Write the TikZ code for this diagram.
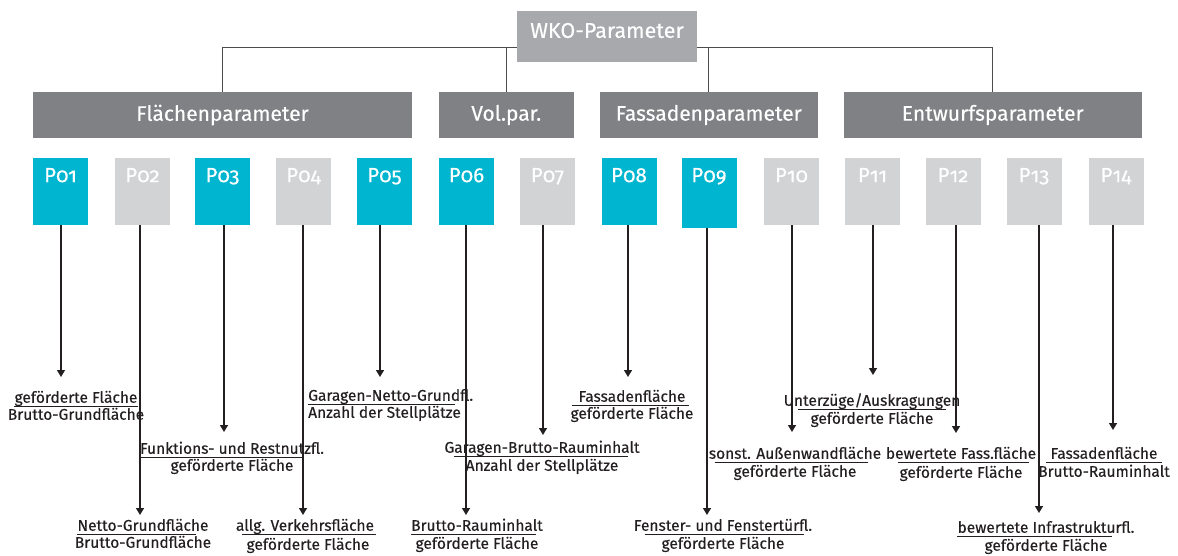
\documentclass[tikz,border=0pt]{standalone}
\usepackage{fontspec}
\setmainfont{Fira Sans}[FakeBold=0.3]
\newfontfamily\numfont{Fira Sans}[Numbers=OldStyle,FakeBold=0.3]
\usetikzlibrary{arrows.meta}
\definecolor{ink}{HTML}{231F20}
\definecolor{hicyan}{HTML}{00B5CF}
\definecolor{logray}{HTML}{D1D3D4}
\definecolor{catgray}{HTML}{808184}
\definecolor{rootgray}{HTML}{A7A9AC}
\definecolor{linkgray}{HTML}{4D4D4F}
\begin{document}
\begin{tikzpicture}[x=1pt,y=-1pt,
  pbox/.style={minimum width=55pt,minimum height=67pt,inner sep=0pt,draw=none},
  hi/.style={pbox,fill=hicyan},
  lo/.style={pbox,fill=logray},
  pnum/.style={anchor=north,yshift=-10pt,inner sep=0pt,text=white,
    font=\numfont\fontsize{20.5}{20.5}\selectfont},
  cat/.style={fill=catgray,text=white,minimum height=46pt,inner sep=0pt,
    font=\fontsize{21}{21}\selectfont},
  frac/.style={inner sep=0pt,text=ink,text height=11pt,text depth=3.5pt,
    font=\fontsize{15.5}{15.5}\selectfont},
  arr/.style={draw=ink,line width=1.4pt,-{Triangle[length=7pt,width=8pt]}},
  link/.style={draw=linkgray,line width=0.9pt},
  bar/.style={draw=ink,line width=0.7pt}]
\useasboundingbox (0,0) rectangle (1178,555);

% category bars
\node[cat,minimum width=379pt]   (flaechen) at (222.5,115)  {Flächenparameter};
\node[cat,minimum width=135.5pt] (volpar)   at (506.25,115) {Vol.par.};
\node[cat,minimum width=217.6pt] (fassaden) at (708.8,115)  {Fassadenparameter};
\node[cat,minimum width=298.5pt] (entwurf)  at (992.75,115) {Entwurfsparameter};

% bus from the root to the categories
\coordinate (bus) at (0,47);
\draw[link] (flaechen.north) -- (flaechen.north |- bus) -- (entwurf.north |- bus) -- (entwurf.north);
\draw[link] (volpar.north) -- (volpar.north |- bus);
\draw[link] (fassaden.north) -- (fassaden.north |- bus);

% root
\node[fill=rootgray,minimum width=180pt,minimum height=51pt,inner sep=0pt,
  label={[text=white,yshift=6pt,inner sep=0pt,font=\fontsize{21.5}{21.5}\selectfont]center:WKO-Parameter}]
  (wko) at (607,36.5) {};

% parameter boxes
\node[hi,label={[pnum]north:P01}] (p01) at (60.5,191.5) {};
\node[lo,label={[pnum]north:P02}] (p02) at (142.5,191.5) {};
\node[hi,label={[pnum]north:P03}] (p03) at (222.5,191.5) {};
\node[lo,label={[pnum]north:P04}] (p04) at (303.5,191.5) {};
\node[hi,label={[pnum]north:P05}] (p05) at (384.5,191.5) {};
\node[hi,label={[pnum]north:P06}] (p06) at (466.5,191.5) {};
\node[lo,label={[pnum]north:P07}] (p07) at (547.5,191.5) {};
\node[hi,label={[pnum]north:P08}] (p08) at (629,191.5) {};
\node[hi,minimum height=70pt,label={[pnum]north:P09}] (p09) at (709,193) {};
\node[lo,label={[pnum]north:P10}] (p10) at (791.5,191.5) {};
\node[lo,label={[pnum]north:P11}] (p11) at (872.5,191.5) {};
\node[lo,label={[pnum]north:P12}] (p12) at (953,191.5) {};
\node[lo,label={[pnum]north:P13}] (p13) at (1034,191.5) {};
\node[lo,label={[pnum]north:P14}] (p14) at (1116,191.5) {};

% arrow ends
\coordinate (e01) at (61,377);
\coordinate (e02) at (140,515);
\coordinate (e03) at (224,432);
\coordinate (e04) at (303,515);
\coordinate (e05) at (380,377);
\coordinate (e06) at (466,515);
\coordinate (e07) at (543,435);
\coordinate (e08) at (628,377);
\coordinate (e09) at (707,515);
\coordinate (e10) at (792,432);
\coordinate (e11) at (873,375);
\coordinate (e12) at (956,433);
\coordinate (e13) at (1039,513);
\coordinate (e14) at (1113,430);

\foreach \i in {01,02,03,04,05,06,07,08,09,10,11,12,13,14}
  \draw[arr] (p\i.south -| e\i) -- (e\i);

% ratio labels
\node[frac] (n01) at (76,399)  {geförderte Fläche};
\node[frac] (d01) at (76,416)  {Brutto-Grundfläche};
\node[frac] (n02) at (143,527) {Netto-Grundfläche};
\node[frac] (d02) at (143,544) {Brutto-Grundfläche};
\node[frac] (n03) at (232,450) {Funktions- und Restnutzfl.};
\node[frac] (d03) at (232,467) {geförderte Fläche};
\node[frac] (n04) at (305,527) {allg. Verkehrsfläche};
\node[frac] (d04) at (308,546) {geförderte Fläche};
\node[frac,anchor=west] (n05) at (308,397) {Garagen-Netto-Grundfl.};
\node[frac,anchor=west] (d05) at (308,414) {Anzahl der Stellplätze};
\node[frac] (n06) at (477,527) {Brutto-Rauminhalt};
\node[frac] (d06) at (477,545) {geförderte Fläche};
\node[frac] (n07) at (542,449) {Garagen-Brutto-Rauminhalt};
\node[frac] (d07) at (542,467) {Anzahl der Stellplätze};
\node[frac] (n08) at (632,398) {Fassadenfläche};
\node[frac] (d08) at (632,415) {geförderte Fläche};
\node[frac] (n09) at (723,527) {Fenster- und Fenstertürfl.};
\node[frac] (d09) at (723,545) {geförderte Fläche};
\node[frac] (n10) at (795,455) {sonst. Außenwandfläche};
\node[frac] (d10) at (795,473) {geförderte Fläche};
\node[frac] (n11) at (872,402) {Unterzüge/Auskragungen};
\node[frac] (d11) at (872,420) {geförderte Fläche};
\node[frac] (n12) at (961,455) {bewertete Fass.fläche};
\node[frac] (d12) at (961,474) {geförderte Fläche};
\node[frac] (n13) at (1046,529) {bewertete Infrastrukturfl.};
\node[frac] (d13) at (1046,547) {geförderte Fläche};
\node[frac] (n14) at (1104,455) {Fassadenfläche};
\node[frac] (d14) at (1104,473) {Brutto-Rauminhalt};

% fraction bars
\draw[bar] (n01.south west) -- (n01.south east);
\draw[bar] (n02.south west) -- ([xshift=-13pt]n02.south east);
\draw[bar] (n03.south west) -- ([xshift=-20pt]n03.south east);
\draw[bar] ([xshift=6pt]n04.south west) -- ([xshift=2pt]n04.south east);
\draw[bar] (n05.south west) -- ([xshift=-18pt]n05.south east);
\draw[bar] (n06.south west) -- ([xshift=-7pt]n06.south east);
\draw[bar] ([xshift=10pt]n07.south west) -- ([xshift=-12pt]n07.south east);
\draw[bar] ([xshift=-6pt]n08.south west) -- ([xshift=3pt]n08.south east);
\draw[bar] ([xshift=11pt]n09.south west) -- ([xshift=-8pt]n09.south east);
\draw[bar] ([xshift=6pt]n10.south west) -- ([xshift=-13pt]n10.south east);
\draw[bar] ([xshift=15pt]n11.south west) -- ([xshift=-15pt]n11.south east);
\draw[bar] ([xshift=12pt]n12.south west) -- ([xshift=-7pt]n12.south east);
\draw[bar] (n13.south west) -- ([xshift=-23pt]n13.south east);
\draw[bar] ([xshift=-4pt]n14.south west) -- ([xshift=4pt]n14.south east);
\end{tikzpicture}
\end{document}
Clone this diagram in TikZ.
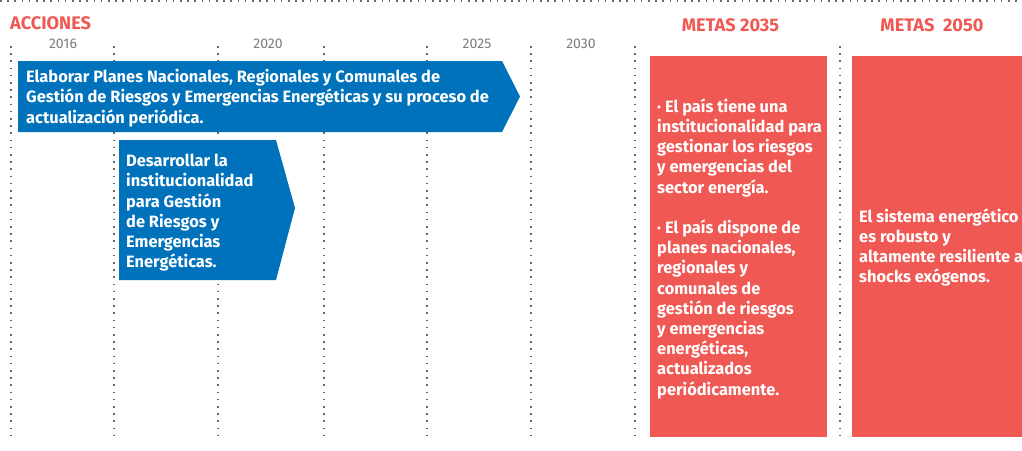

■ ■ ■ ■ ■ ■ ■

WRITTEN REQUEST
Where a line of the records above holds the word "diagram", copy that line.

ANSWER FOR THE TASK
Write the TikZ code for this diagram.
Clone this diagram in TikZ.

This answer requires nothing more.